The material below holds pictures; leave them out and reproduce exactly the lines from the one with "Emit a web page" through the one with "x(d[0])).y(d => y(d[1])).curve(d3.curveNatural));", inclusive.

==========

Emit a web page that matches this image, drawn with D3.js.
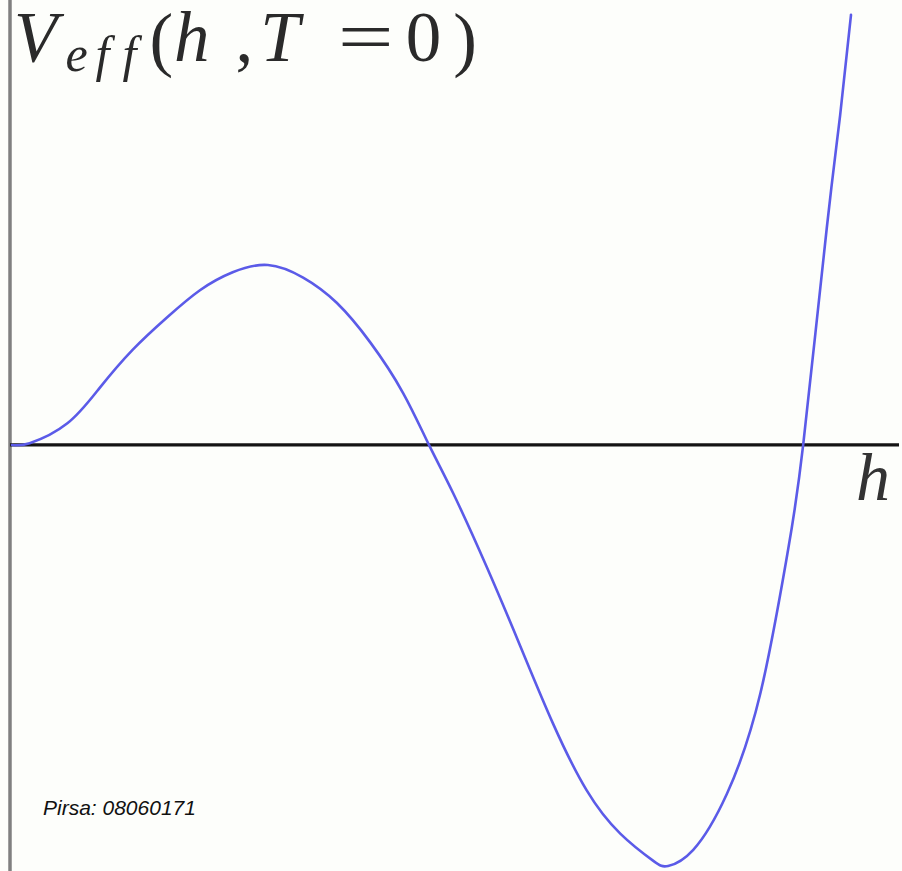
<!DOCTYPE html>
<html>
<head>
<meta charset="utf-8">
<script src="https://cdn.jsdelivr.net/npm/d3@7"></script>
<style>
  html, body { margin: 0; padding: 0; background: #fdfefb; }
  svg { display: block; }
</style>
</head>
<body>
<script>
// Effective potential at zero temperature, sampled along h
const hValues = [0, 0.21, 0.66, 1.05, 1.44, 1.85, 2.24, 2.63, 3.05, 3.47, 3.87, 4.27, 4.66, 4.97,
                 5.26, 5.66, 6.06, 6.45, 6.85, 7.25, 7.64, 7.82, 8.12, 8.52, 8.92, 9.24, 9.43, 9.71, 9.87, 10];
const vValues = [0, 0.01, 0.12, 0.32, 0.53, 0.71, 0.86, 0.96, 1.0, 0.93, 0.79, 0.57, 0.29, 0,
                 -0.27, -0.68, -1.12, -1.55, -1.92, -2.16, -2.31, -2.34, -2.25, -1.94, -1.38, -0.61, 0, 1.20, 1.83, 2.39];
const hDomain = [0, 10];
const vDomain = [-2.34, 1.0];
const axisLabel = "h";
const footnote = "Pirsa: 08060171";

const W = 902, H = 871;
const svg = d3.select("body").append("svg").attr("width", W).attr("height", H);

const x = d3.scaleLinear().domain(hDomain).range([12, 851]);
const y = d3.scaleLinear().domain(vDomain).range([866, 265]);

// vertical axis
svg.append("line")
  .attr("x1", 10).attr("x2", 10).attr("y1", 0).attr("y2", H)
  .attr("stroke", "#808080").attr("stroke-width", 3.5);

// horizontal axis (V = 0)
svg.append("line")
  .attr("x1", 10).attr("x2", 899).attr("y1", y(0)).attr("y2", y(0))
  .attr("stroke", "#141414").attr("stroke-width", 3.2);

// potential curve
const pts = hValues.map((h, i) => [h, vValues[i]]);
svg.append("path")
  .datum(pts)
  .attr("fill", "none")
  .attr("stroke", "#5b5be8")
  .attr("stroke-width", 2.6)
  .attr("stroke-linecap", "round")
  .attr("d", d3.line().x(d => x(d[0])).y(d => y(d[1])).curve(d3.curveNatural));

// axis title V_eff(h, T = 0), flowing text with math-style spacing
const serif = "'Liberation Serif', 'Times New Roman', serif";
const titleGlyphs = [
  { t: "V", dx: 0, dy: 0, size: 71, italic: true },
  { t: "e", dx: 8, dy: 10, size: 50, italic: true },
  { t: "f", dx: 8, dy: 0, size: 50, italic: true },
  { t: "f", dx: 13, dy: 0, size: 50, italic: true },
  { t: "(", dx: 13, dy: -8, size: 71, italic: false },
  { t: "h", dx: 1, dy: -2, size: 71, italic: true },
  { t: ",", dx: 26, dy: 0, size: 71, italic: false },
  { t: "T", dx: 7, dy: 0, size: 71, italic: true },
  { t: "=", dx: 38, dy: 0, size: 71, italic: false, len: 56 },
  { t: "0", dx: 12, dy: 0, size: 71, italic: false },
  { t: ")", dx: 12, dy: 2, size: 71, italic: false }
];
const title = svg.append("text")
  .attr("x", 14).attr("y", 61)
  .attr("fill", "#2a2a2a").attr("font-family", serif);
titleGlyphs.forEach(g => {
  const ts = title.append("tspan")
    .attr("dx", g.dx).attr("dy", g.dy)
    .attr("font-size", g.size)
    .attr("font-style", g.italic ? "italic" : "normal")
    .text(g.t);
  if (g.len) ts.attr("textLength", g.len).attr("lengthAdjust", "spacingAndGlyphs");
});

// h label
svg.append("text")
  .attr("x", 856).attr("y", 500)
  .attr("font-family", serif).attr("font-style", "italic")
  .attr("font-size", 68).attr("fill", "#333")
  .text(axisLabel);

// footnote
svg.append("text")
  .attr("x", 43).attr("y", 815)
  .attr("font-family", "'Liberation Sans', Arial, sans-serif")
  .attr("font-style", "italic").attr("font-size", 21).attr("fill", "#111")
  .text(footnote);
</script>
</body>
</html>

==========

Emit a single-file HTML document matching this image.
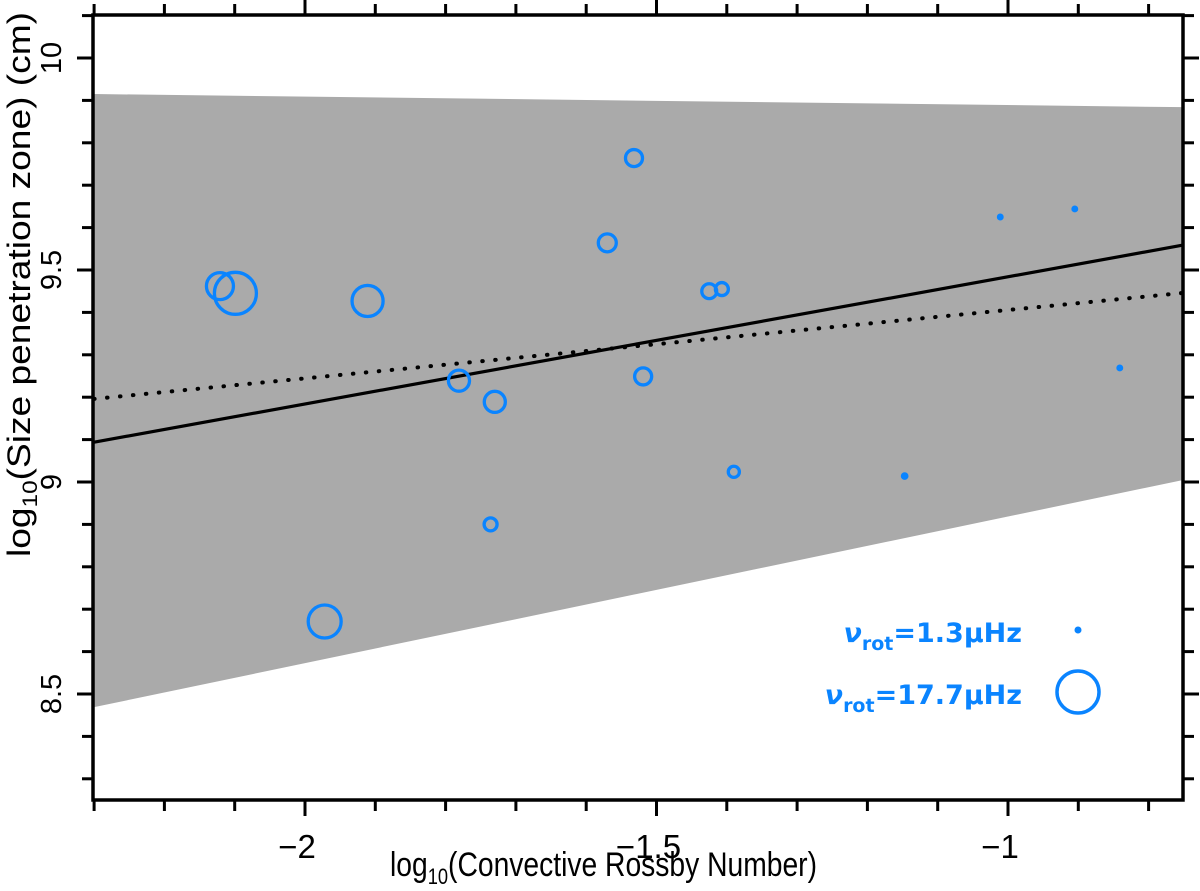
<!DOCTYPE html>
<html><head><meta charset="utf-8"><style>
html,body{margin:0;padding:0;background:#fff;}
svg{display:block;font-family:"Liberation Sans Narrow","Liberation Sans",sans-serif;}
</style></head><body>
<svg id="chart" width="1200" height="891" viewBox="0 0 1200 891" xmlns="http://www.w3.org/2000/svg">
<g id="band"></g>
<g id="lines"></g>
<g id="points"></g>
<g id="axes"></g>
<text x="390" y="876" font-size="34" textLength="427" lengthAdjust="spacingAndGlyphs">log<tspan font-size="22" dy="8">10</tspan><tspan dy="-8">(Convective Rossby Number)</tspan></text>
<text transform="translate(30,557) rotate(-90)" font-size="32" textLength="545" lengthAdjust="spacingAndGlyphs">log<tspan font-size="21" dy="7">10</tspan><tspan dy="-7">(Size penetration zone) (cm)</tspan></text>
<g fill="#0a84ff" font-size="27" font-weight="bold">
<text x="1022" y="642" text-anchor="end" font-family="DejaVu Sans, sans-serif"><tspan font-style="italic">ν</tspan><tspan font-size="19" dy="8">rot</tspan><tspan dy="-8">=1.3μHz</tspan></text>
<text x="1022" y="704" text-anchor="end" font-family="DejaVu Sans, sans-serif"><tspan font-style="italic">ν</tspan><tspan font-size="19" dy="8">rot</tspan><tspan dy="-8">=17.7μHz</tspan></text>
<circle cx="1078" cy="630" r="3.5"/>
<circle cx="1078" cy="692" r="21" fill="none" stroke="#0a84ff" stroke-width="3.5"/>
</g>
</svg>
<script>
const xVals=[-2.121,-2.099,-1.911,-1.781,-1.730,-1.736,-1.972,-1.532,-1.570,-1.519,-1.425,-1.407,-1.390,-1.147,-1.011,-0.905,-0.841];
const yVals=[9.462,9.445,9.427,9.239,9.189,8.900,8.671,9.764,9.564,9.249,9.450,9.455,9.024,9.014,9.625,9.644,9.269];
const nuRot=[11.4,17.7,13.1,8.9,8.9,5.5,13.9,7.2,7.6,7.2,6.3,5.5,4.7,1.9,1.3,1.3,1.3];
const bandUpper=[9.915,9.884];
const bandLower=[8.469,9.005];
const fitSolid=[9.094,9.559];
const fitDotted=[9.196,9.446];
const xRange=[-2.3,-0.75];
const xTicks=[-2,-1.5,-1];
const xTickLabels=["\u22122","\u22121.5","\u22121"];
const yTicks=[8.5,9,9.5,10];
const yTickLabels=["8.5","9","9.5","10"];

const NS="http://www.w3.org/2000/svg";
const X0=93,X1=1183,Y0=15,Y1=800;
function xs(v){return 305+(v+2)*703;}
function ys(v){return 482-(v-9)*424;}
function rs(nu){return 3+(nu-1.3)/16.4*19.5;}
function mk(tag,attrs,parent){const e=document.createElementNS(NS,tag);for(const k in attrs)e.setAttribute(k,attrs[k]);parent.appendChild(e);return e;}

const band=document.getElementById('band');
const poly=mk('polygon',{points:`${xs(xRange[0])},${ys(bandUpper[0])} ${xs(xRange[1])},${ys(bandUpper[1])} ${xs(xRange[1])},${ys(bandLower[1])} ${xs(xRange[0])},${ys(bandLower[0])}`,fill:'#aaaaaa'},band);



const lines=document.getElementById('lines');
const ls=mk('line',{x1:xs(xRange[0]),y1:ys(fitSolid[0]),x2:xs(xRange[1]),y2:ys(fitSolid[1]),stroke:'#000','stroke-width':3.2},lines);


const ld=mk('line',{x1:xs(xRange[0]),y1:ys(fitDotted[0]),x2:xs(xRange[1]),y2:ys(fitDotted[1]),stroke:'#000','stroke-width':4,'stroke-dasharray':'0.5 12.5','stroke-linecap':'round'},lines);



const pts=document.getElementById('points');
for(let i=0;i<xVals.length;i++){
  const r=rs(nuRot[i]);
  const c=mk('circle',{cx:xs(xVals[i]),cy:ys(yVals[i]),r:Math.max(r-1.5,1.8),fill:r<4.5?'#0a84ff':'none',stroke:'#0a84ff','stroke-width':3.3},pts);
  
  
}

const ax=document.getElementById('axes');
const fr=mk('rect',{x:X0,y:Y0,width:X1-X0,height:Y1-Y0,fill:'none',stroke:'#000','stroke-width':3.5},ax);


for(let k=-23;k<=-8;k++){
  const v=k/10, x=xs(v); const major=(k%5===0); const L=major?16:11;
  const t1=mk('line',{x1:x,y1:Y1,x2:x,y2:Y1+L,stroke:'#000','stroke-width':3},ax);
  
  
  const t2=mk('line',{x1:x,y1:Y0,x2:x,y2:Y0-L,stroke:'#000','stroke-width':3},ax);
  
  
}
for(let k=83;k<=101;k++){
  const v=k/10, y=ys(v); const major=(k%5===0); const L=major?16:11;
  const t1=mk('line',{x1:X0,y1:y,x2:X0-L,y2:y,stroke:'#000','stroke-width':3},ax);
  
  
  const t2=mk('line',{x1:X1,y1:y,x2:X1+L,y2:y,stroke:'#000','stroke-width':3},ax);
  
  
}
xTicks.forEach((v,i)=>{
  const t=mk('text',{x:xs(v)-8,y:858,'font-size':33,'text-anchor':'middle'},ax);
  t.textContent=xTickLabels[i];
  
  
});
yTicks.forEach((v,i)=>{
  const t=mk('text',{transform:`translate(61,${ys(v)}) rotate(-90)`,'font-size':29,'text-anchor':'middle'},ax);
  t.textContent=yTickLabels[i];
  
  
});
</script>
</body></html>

==========

→ **SOLUTION TO THIS TASK**:
Emit a web page that matches this image, drawn with D3.js.
<!DOCTYPE html>
<html>
<head>
<meta charset="utf-8">
<script src="https://cdn.jsdelivr.net/npm/d3@7"></script>
<style>
  html, body { margin: 0; padding: 0; background: #fdfefb; }
  svg { display: block; }
</style>
</head>
<body>
<script>
// Effective potential at zero temperature, sampled along h
const hValues = [0, 0.21, 0.66, 1.05, 1.44, 1.85, 2.24, 2.63, 3.05, 3.47, 3.87, 4.27, 4.66, 4.97,
                 5.26, 5.66, 6.06, 6.45, 6.85, 7.25, 7.64, 7.82, 8.12, 8.52, 8.92, 9.24, 9.43, 9.71, 9.87, 10];
const vValues = [0, 0.01, 0.12, 0.32, 0.53, 0.71, 0.86, 0.96, 1.0, 0.93, 0.79, 0.57, 0.29, 0,
                 -0.27, -0.68, -1.12, -1.55, -1.92, -2.16, -2.31, -2.34, -2.25, -1.94, -1.38, -0.61, 0, 1.20, 1.83, 2.39];
const hDomain = [0, 10];
const vDomain = [-2.34, 1.0];
const axisLabel = "h";
const footnote = "Pirsa: 08060171";

const W = 902, H = 871;
const svg = d3.select("body").append("svg").attr("width", W).attr("height", H);

const x = d3.scaleLinear().domain(hDomain).range([12, 851]);
const y = d3.scaleLinear().domain(vDomain).range([866, 265]);

// vertical axis
svg.append("line")
  .attr("x1", 10).attr("x2", 10).attr("y1", 0).attr("y2", H)
  .attr("stroke", "#808080").attr("stroke-width", 3.5);

// horizontal axis (V = 0)
svg.append("line")
  .attr("x1", 10).attr("x2", 899).attr("y1", y(0)).attr("y2", y(0))
  .attr("stroke", "#141414").attr("stroke-width", 3.2);

// potential curve
const pts = hValues.map((h, i) => [h, vValues[i]]);
svg.append("path")
  .datum(pts)
  .attr("fill", "none")
  .attr("stroke", "#5b5be8")
  .attr("stroke-width", 2.6)
  .attr("stroke-linecap", "round")
  .attr("d", d3.line().x(d => x(d[0])).y(d => y(d[1])).curve(d3.curveNatural));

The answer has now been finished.